Sector's Technicals and Investor Positioning
The broader Indian IT sector is technically oversold, with conditions not seen since the 2008 crisis, and it has significantly underperformed global technology stocks. The Nifty IT index's RSI stands at 56.41, suggesting a neutral-to-bullish technical outlook. Furthermore, the sector's weight in the Nifty 50 index is near multi-year lows, indicating a degree of investor under-ownership, which could set the stage for a rebound if near-term risks are indeed priced in. Recent deal wins across the sector, though sometimes soft, indicate continued demand for IT services.

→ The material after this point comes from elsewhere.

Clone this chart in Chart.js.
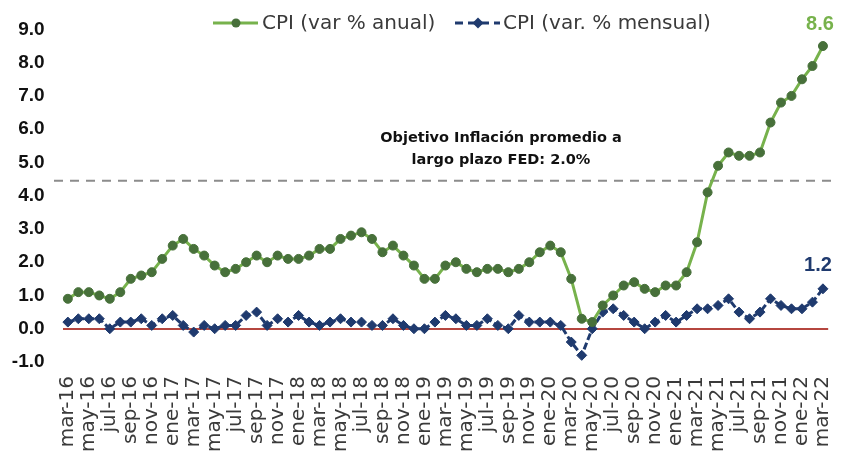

Potential Headwinds and Risks
Despite the attractive valuations for large-cap IT stocks, several factors warrant caution. The sector faces pressure from a slowdown in discretionary tech spending and concerns around global economic growth, impacting deal momentum. For mid-tier players like Persistent Systems, the high P/E of 43 and low 1% free cash flow yield indicate current market prices are already factoring in optimistic growth, making them vulnerable to disappointment. Coforge, while having a 'Buy' consensus, also shows a wide spread in analyst price targets, with some predicting significantly lower valuations. Wipro, for instance, has a 'Reduce' consensus rating from analysts, with two sell ratings and two hold ratings, suggesting limited upside potential and a slight downside risk from current levels. Its beta of 1.07 also implies it's slightly more volatile than the broader market. While large caps demonstrate strong balance sheets, continued softness in BFSI and Technology sectors, as noted for TCS, could temper revenue growth expectations. Furthermore, the ongoing narrative around AI-led disruption, flagged by BofA as a real risk, could lead to pricing compression for IT services over the medium term, a point that JPMorgan highlighted for TCS.
Analyst Views and Outlook
Analyst sentiment for major IT companies is mixed, leaning towards 'Hold' or 'Buy' ratings with price targets suggesting upside. Infosys has a consensus 'Hold' rating with a price target range suggesting moderate upside. TCS holds a 'Moderate Buy' consensus, with many analysts reiterating 'Buy' ratings and setting targets that indicate potential gains of 18-21%. HCLTech, with a 'Hold' consensus, also presents an average price target suggesting over 14.93% upside. LTIMindtree has a 'Hold' consensus with analysts anticipating a significant ~40-66% upside. The primary near-term risk remains tied to global macroeconomics and the pace of recovery in discretionary IT spending. However, the sector's positioning as under-owned and technically oversold suggests that much of the negative sentiment may already be factored into current valuations, offering a potential inflection point if global conditions stabilize.